Some community members have filed a formal complaint with the school board’s Ethics Panel regarding the Clarksburg/Seneca Valley/Northwest boundary study.
They allege that MCPS’s director of the Division of Capital Planning, Adrienne Karamihas, lives within the bounds of the study and purposely shielded her neighborhood from any drastic changes.
“We think it is despicable that MCPS talks about fairness and people at MCPS would use their position to keep certain clusters protected from any impact of school rezoning,” one person wrote in an email to the school board. “I personally wondered during this was the original reason for the study shifted completely, why some areas were not surveyed or involved and it’s been brought up that several should have excused themselves at the very beginning for conflict of interest.”
The board’s five-person Ethics Panel will review the complaint, according to MCPS spokesman Derek Turner.
Neither Karamihas nor MCPS spokespeople could be reached for comment on Wednesday, but during a press conference on Tuesday night, Smith said frustrations and concerns about the process should be directed at him because he made the boundary recommendations.
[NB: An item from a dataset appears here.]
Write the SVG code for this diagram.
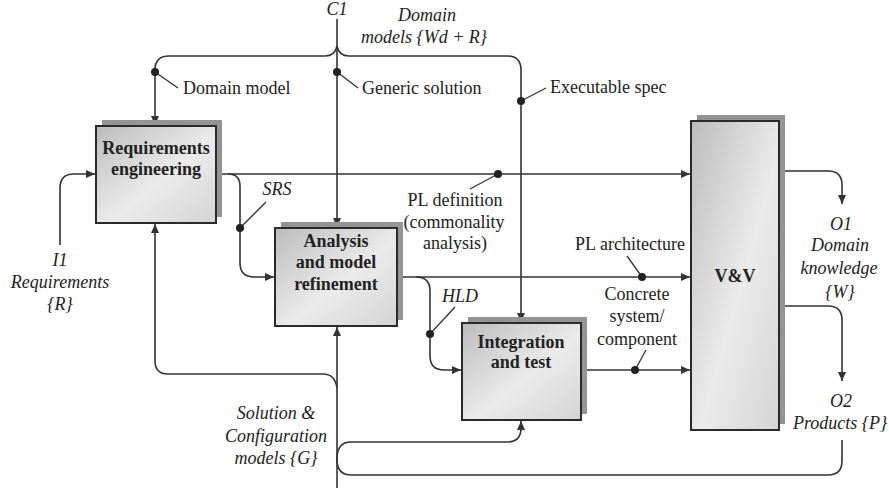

At Tuesday night’s school board meeting, Vice President Pat O’Neill addressed the ethics complaint and said she is “deeply troubled by the tone of emails” the board has received about it.
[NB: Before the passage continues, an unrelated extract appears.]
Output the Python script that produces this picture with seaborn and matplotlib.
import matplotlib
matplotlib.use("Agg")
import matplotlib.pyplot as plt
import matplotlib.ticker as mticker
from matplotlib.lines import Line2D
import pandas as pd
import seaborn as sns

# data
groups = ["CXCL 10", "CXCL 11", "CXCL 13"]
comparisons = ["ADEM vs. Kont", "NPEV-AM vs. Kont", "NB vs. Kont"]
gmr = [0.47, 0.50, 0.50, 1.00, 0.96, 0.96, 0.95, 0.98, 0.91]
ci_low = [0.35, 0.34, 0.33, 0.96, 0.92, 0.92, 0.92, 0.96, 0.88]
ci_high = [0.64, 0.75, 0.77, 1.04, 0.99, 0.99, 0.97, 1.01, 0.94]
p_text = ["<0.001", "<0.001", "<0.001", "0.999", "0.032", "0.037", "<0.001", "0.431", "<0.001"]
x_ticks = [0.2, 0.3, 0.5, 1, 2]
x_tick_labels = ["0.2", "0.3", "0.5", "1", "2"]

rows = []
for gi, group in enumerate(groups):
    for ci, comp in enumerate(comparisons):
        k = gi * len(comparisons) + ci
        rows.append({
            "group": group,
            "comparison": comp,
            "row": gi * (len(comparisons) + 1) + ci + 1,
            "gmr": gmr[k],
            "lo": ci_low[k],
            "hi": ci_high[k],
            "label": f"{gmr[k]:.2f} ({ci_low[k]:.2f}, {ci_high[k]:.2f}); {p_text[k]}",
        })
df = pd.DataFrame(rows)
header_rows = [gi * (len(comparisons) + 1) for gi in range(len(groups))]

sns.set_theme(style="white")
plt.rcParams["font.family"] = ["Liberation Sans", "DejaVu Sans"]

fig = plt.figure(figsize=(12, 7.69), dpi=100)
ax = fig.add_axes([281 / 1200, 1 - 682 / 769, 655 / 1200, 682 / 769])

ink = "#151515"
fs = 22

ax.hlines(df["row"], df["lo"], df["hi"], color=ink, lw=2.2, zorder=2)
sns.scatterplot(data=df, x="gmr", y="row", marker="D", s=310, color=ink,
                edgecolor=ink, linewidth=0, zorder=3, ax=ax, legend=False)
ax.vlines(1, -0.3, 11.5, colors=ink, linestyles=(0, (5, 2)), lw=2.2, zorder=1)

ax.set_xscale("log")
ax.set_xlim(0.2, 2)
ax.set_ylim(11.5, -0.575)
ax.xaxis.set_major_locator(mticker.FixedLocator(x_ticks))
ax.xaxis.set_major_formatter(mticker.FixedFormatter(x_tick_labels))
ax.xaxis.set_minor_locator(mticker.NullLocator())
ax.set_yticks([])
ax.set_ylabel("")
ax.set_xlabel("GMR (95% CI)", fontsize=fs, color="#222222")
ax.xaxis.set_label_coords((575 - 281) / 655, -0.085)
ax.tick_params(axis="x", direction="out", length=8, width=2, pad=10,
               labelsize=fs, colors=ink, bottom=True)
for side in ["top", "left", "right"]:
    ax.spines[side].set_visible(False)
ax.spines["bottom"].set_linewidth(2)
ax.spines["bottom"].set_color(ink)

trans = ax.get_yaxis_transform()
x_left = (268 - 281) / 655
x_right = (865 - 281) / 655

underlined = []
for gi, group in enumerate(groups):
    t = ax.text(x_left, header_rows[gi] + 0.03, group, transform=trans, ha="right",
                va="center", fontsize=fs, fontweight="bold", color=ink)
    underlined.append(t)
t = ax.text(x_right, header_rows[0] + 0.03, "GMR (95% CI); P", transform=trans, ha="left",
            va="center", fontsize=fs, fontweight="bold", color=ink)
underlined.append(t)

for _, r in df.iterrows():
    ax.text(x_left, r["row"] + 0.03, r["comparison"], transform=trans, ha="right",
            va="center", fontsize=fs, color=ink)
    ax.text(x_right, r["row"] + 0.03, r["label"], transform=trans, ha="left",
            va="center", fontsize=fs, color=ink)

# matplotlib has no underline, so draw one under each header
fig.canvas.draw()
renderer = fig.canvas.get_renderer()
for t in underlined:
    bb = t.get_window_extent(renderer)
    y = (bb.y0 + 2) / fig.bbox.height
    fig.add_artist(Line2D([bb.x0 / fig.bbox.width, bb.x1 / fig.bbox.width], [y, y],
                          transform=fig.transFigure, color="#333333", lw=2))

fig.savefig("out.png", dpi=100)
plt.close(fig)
She said the emails have been sent by a group of about 20 people who are directing their frustration at the wrong person.
“These are ad hominem attacks against an MCPS staffer,” O’Neill said. “There’s only one person who ultimately makes boundary recommendations and that is the superintendent. The recommendations that are before us are from Dr. Jack Smith. … What I’ve seen the last couple days is absolutely uncalled for. In 20 years on the board, I have not seen this kind of low-level behavior and it does not speak well for a community.”